If there was one word to describe EA's forthcoming darkly humorous horror shooter, that would be "bonkers". Admittedly, thanks to Dizzy Rascal and a whole generation of teenagers and clubbers, it's an overused adjective at the moment, but never has it been more aptly attributed to a game than with Shadows of the Damned.
It is, indeed, bonkers. And in a very good way.
The game, which is due out on 24 June for Xbox 360 and PS3, is the result of putting three of Japan's most creative minds together, and therefore has created more buzz than a bee with its phone on vibrate.
Producer Shinji Mikami is the man responsible for no less than the Resident Evil franchise, composer Akira Yamaoka has crafted and sound engineered the Silent Hill games in the past, and Goichi Suda (aka Suda 51) is the mind behind Killer7 and No More Heroes. And it is the latter maverick that we suspect came up with the original idea.
Shadows of the Damned has you play as Garcia Hotspur - a great hero name if ever we've heard one, with just a hint of porn star for good measure - who must descend into Hell in order to rescue his girlfriend from a demon called Fleming. Yep, Fleming. Not Phlegming, which, perhaps, would've been more apt. Maybe Suda 51 isn't a big fan of James Bond or Chitty Chitty Bang Bang. But it's by no means the weirdest thing you'll encounter during the adventure.

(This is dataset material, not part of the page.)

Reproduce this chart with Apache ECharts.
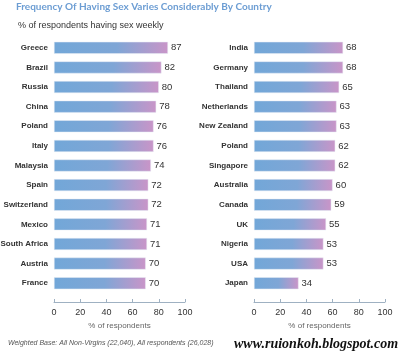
<!DOCTYPE html>
<html>
<head>
<meta charset="utf-8">
<script src="https://cdn.jsdelivr.net/npm/echarts@6/dist/echarts.min.js"></script>
<style>
  html, body { margin: 0; padding: 0; background: #fff; }
  #chart { width: 400px; height: 352px; }
</style>
</head>
<body>
<div id="chart"></div>
<script>
// left column
var leftCountries = ["Greece", "Brazil", "Russia", "China", "Poland", "Italy", "Malaysia",
  "Spain", "Switzerland", "Mexico", "South Africa", "Austria", "France"];
var leftValues = [87, 82, 80, 78, 76, 76, 74, 72, 72, 71, 71, 70, 70];
// right column
var rightCountries = ["India", "Germany", "Thailand", "Netherlands", "New Zealand", "Poland",
  "Singapore", "Australia", "Canada", "UK", "Nigeria", "USA", "Japan"];
var rightValues = [68, 68, 65, 63, 63, 62, 62, 60, 59, 55, 53, 53, 34];
var xTicks = [0, 20, 40, 60, 80, 100];

var myChart = echarts.init(document.getElementById("chart"));

var barColor = new echarts.graphic.LinearGradient(0, 0, 1, 0, [
  { offset: 0, color: "#72a7d8" },
  { offset: 0.55, color: "#7fa6d6" },
  { offset: 1, color: "#c995c8" }
]);

// shared axis settings
var makeX = function(idx) {
  return {
    gridIndex: idx,
    type: "value",
    min: xTicks[0],
    max: xTicks[xTicks.length - 1],
    interval: 20,
    offset: 9,
    axisLine: { show: true, lineStyle: { color: "#9fb1c2", width: 1 } },
    axisTick: { show: true, inside: true, length: 3, lineStyle: { color: "#9fb1c2" } },
    splitLine: { show: false },
    axisLabel: { fontSize: 9, color: "#333", margin: 6, fontFamily: "Liberation Sans" },
    name: "% of respondents",
    nameLocation: "middle",
    nameGap: 20,
    nameTextStyle: { fontSize: 8, color: "#666", fontFamily: "Liberation Sans" }
  };
};
var makeY = function(idx, cats) {
  return {
    gridIndex: idx,
    type: "category",
    inverse: true,
    data: cats,
    axisLine: { show: false },
    axisTick: { show: false },
    axisLabel: { fontSize: 8, fontWeight: "bold", color: "#333", margin: 6, fontFamily: "Liberation Sans" }
  };
};
var makeSeries = function(idx, vals) {
  return {
    type: "bar",
    xAxisIndex: idx,
    yAxisIndex: idx,
    data: vals,
    barWidth: 12,
    itemStyle: { color: barColor, borderColor: "#e6ecf4", borderWidth: 0.5 },
    label: { show: true, position: "right", distance: 3, fontSize: 9.5, color: "#333", fontFamily: "Liberation Sans" }
  };
};

var option = {
  animation: false,
  title: [
    {
      text: "Frequency Of Having Sex Varies Considerably By Country",
      left: 11, top: -3,
      textStyle: { fontSize: 10, fontWeight: "bold", color: "#6c9dd3", fontFamily: "Lato" }
    },
    {
      text: "% of respondents having sex weekly",
      left: 13, top: 16,
      textStyle: { fontSize: 9, fontWeight: "normal", color: "#333", fontFamily: "Liberation Sans" }
    },
    {
      text: "Weighted Base: All Non-Virgins (22,040), All respondents (26,028)",
      left: 3, top: 335,
      textStyle: { fontSize: 7, fontWeight: "normal", fontStyle: "italic", color: "#555", fontFamily: "Liberation Sans" }
    },
    {
      text: "www.ruionkoh.blogspot.com",
      left: 229, top: 332,
      textStyle: { fontSize: 14, fontWeight: "bold", fontStyle: "italic", color: "#111", fontFamily: "Liberation Serif" }
    }
  ],
  grid: [
    { left: 54, width: 131, top: 38, height: 255, containLabel: false, outerBoundsMode: "none" },
    { left: 254, width: 131, top: 38, height: 255, containLabel: false, outerBoundsMode: "none" }
  ],
  xAxis: [makeX(0), makeX(1)],
  yAxis: [makeY(0, leftCountries), makeY(1, rightCountries)],
  series: [makeSeries(0, leftValues), makeSeries(1, rightValues)]
};

myChart.setOption(option);
</script>
</body>
</html>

Along the way, you must defeat demons of all shapes and sizes, and solve puzzles whilst battling the denizens of Hades - some of which involve feeding body parts to door locks that look like the heads of babies. No, really.
In addition, spattered throughout, alongside plenty of gore and gizzards, are quips, amusing asides and one or two genuine surprises (such as the demon shopkeeper you happen across). This is a darkly amusing game that doesn't take itself too seriously, and thus strikes it apart from any of the work the triumvirate of games industry veterans may have offered up before.
The gameplay, however, is reassuringly familiar. As a third person shooter, with a lot of emphasis on targeting and gunplay (although the weapons are called things like "boner"), it owes plenty to Mikami's latter day Resident Evils - and that's no bad thing. Plus there are splendid end of level bosses, with fighting styles that have to be assessed and countered.
It also helps tear Shadow of the Damned away from the recently reimagined Splatterhouse, a game it bears certainly similarities to, in plot and concept at least. Thankfully, even from the few levels we've played so far on the Xbox 360 version, it is vastly superior in gameplay terms. And certainly enough for us to salivate over the prospect of playing the full review sample when it appears soon.
Sleeper hit of the year? Most likely... As long as you don't mind a few nightmares.